The whole cave is lined with machinery. Equipment flowed up the walls and across the ceiling. Glittering streams, like fiery veins, appeared to flow among the cluttered patches of hardware. Wide channels of ember-red branched endlessly throughout the blackened hollow. For a moment Ridgeway was struck with the irrational thought that he was somehow inside a huge artificial heart.
"It's Escher drawn by Geiger." Darcy offered with what seemed an uncertain balance of amusement and revulsion.
The ruddy glow cast the scene in an eerie, hellish hue. But something about the pulsing light seemed familiar, although completely out of scale. Ridgeway shifted his focus from the target and scanned the data that ringed the scope's view. Visible light, barely twenty percent amped. The answer, Ridgeway realized, lay a little lower on the scale.
"Go thermal."
The sniper responded immediately and pushed the scope to resolve waves in the ten micron range. The even-hued scene blossomed in artificial color as the imaging system displayed minute changes in the heat that radiated from every point within the scene.
It took Darcy only a moment to recognize the pattern. "Shit, the whole thing is one big IR array."
"Yeah," Ridgeway said quietly, following evidence to the inevitable conclusion. "So whatever they are, amid all that hardware is flesh and blood as we know it."
"Well, you are what you eat," Darcy drawled quietly.
As revolting as the image was, Ridgeway had to concede the logic. He wondered if one species could assimilate the genetics of another. Maybe the Ascension's crew wasn't eaten so much as cannibalized for parts. He tried to picture the muscles entwined along steel bones. Had they been grafted on or grown in place?
"That could explain the silver in their blood," Darcy muttered absently. "Maybe they just chowed down on somebody who'd been on the table." Her offhand comment lacked any real conviction.
Ridgeway groped for a reply as the crosshairs tracked to the brightest heat source in the cavern, a collection of equipment that glowed in the artificial tones of thermal imaging. Through digital sleight of hand, Darcy merged the visible and thermal channels, producing a layer of detail and surface texture.
Quick to offer her conclusions, Darcy pre-empted the prior line of conversation with a businesslike analysis. "Roughly twelve meters high, heavy steel construction. Lot of moving parts, it's definitely serviceable. Looks like some of the old oil rigs we used to have back home."
"Close." Ridgeway replied softly. He'd seen units just like it on the frozen plains of McFarland's World. Unlike oil derricks that drew liquid from the planet's core, these sucked heat. "Geothermal Rig. They're mining for heat."
As he stared at the unwieldy machine, Ridgeway recalled Monster's first report.

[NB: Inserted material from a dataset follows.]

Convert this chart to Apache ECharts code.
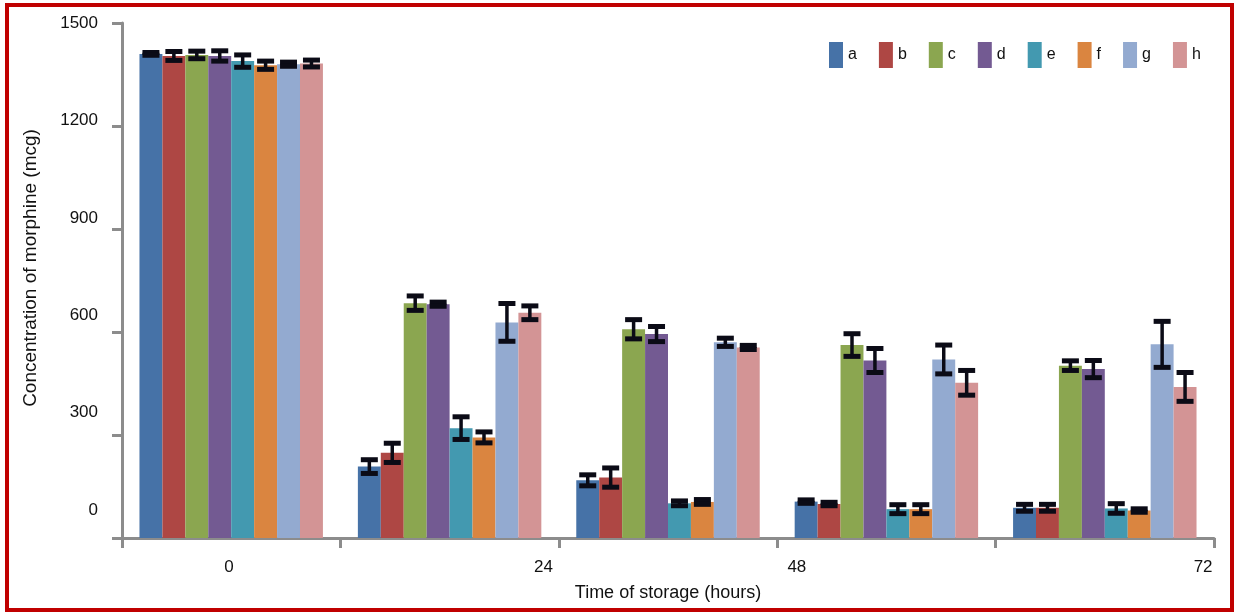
<!DOCTYPE html>
<html>
<head>
<meta charset="utf-8">
<script src="https://cdn.jsdelivr.net/npm/echarts@6/dist/echarts.min.js"></script>
<style>
html,body{margin:0;padding:0;background:#fff;}
#chart{width:1236px;height:615px;}
</style>
</head>
<body>
<div id="chart"></div>
<script>
// ---- data ----
const groups = ['group 1', 'group 2', 'group 3', 'group 4', 'group 5'];
const timeLabels = ['0', '24', '48', '72'];
const yTicks = [0, 300, 600, 900, 1200, 1500];
const seriesNames = ['a', 'b', 'c', 'd', 'e', 'f', 'g', 'h'];

const a = [1410, 208, 168, 106, 88];
const b = [1404, 248, 176, 99, 88];
const c = [1407, 684, 608, 562, 502];
const d = [1404, 681, 594, 517, 492];
const e = [1389, 320, 101, 84, 86];
const f = [1377, 293, 105, 84, 80];
const g = [1380, 628, 570, 520, 564];
const h = [1382, 656, 555, 452, 440];

const aErr = [4, 20, 16, 5, 10];
const bErr = [13, 28, 28, 5, 10];
const cErr = [11, 21, 28, 33, 14];
const dErr = [15, 6, 22, 35, 25];
const eErr = [18, 33, 7, 13, 14];
const fErr = [12, 16, 7, 13, 5];
const gErr = [6, 55, 12, 42, 67];
const hErr = [10, 20, 6, 36, 42];

// ---- chart ----
const values = [a, b, c, d, e, f, g, h];
const errors = [aErr, bErr, cErr, dErr, eErr, fErr, gErr, hErr];
const colors = ['#4672a7', '#ae4744', '#8ba650', '#735a92', '#4399b0', '#da8540', '#93aad0', '#d39495'];
const BAR_GAP_RATIO = 0.16;
const axisGrey = '#8c8c8c';
const font = 'Liberation Sans, Arial, sans-serif';
const xLabelPos = [0.49, 1.93, 3.09, 4.95];

const barSeries = seriesNames.map((name, i) => ({
  name: name,
  type: 'bar',
  xAxisIndex: 0,
  yAxisIndex: 0,
  data: values[i],
  barGap: '0%',
  barCategoryGap: (BAR_GAP_RATIO * 100) + '%',
  itemStyle: { color: colors[i] },
  z: 2
}));

const errSeries = seriesNames.map((name, i) => ({
  name: name + ' error',
  type: 'custom',
  xAxisIndex: 0,
  yAxisIndex: 0,
  z: 5,
  data: values[i].map((v, k) => [k, v, errors[i][k]]),
  renderItem: function (params, api) {
    const k = api.value(0), v = api.value(1), er = api.value(2);
    const center = api.coord([k, v]);
    const band = api.size([1, 0])[0];
    const used = band * (1 - BAR_GAP_RATIO);
    const bw = used / seriesNames.length;
    const x = center[0] - used / 2 + bw * (i + 0.5);
    const yTop = api.coord([k, v + er])[1];
    const yBot = api.coord([k, v - er])[1];
    const cap = 17;
    const st = { stroke: '#0b0b16', lineWidth: 5 };
    return {
      type: 'group',
      children: [
        { type: 'line', shape: { x1: x, y1: yTop, x2: x, y2: yBot }, style: { stroke: '#0b0b16', lineWidth: 3.5 } },
        { type: 'line', shape: { x1: x - cap / 2, y1: yTop, x2: x + cap / 2, y2: yTop }, style: st },
        { type: 'line', shape: { x1: x - cap / 2, y1: yBot, x2: x + cap / 2, y2: yBot }, style: st }
      ]
    };
  }
}));

const option = {
  animation: false,
  backgroundColor: '#fff',
  textStyle: { fontFamily: font },
  grid: { left: 122, right: 22, top: 23, bottom: 77, containLabel: false },
  legend: {
    data: seriesNames,
    left: 824,
    top: 37,
    itemWidth: 14,
    itemHeight: 26,
    itemGap: 22,
    icon: 'rect',
    textStyle: { fontSize: 16, color: '#111', fontFamily: font }
  },
  xAxis: [
    {
      type: 'category',
      data: groups,
      boundaryGap: true,
      axisLine: { lineStyle: { color: axisGrey, width: 3 } },
      axisTick: { show: true, length: 10, lineStyle: { color: axisGrey, width: 3 } },
      axisLabel: { show: false },
      splitLine: { show: false },
      name: 'Time of storage (hours)',
      nameLocation: 'middle',
      nameGap: 46,
      nameTextStyle: { fontSize: 18, color: '#111', fontFamily: font }
    },
    {
      type: 'value',
      min: 0,
      max: groups.length,
      position: 'bottom',
      axisLine: { show: false },
      axisTick: { show: false },
      splitLine: { show: false },
      axisLabel: {
        customValues: xLabelPos,
        margin: 21,
        fontSize: 17,
        color: '#111',
        fontFamily: font,
        formatter: function (v) { return timeLabels[xLabelPos.indexOf(v)]; }
      }
    }
  ],
  yAxis: [
    {
      type: 'value',
      min: 0,
      max: 1500,
      interval: 300,
      axisLine: { show: true, lineStyle: { color: axisGrey, width: 3 } },
      axisTick: { show: true, length: 10, lineStyle: { color: axisGrey, width: 3 } },
      axisLabel: { show: false },
      splitLine: { show: false },
      name: 'Concentration of morphine (mcg)',
      nameLocation: 'middle',
      nameGap: 82,
      nameTextStyle: { fontSize: 19, color: '#111', fontFamily: font, padding: [0, 0, 0, 25] }
    },
    {
      type: 'value',
      min: -86,
      max: 1500,
      position: 'left',
      axisLine: { show: false },
      axisTick: { show: false },
      splitLine: { show: false },
      axisLabel: {
        customValues: yTicks,
        margin: 24,
        fontSize: 17,
        color: '#111',
        fontFamily: font,
        formatter: function (v) { return String(v); }
      }
    }
  ],
  graphic: [
    {
      type: 'rect',
      shape: { x: 7, y: 5, width: 1225, height: 605 },
      style: { fill: 'none', stroke: '#c00000', lineWidth: 4 },
      z: 100,
      silent: true
    }
  ],
  series: barSeries.concat(errSeries)
};

const chart = echarts.init(document.getElementById('chart'), null, { renderer: 'canvas' });
chart.setOption(option);
</script>
</body>
</html>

Maybe two klicks down to hit the magma plane. The hardship inherent in drilling through cold stone was staggering. He shook his head, that's one hell of a mining op.

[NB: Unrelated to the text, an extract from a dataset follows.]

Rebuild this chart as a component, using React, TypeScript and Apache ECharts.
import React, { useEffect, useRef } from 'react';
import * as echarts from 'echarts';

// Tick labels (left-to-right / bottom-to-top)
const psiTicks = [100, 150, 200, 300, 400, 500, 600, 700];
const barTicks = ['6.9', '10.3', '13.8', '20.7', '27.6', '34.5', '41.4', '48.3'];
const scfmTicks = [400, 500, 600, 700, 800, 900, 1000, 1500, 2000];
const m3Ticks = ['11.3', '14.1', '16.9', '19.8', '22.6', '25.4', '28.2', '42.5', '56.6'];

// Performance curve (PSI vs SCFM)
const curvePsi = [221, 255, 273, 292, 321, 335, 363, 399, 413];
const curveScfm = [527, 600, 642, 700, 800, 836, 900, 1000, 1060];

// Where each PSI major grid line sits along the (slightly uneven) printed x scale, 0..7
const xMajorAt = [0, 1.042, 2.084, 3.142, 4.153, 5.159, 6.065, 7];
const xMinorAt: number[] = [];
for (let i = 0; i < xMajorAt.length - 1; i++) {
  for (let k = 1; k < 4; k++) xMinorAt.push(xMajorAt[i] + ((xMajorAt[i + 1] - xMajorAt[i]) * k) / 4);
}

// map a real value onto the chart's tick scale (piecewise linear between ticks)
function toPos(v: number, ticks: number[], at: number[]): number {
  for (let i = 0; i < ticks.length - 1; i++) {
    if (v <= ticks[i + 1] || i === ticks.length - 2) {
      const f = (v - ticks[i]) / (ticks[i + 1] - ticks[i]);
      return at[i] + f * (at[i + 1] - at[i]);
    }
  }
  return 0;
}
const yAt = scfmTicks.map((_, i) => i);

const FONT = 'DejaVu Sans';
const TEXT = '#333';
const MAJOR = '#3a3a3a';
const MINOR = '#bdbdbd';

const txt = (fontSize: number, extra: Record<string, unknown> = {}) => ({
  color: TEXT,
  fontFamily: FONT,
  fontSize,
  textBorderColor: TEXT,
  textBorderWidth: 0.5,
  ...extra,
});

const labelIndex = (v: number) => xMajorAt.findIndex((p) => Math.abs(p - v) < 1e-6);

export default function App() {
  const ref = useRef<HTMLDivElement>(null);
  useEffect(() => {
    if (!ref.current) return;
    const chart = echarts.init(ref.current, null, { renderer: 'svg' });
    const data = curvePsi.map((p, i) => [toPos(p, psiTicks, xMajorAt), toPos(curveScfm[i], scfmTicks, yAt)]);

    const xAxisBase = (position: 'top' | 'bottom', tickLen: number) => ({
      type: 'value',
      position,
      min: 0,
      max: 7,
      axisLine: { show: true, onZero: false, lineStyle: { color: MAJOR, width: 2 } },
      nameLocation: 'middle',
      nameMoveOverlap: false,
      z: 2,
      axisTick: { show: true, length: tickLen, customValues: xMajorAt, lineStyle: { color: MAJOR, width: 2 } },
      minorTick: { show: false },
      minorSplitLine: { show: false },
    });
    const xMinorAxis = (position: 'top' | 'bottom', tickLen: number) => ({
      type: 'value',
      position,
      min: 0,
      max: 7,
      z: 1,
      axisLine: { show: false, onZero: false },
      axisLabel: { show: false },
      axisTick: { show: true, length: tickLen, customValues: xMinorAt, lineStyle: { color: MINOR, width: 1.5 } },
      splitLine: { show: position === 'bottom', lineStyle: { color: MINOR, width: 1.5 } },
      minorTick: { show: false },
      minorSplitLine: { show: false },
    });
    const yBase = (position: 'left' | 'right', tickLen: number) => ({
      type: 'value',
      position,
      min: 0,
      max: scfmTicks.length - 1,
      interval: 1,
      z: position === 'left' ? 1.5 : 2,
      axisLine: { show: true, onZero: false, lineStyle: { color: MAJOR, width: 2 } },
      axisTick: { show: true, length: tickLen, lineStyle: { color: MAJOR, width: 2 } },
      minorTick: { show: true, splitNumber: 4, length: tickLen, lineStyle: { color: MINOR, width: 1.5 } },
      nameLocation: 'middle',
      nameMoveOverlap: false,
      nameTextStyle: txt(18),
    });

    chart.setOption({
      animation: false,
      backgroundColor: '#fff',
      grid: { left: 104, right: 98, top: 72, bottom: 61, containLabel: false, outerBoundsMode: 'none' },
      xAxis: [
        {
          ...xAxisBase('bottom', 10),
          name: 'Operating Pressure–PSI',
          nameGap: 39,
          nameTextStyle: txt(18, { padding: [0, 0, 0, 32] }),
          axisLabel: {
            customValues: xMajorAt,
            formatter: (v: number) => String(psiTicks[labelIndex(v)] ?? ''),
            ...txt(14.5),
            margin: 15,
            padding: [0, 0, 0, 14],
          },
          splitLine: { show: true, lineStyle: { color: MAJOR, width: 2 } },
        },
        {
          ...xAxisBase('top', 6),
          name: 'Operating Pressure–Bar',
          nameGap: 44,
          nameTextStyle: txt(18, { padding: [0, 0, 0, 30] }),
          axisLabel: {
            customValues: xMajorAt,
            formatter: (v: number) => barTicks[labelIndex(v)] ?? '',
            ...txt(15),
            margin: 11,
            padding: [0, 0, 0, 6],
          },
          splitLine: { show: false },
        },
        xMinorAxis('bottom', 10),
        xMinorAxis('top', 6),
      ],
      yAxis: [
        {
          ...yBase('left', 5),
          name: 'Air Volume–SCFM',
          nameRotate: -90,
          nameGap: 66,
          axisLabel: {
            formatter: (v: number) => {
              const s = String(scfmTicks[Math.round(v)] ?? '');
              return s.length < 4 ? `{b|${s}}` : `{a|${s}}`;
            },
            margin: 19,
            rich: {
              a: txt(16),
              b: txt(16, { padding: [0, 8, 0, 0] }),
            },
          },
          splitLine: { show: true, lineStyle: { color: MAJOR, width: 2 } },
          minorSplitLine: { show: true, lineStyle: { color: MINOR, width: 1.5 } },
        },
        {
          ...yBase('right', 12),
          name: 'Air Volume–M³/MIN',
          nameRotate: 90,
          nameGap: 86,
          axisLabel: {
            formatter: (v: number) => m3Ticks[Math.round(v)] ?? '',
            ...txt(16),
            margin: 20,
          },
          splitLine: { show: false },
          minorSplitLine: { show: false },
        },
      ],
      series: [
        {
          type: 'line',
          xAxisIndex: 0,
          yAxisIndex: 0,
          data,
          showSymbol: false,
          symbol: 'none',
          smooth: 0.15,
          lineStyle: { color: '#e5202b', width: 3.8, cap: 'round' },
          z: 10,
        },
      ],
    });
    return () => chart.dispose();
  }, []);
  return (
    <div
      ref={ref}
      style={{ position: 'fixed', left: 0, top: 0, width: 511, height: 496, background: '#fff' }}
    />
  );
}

"Bet that took a while." Darcy muttered, as if reading Ridgeway's mind.
A while indeed, Ridgeway assessed, noting with equal focus that the only visible dig went down instead of up. Disappointment welled, its growing weight tugging at his resolve. Dispair threatened to drown out any last shred of hope when he was struck by epiphany.
"They aren't locals."
Darcy was caught by surprise. "Come again?"
"These things, they can't be indigenous. They came here from somewhere else." Excitement gathered in Ridgeway's voice.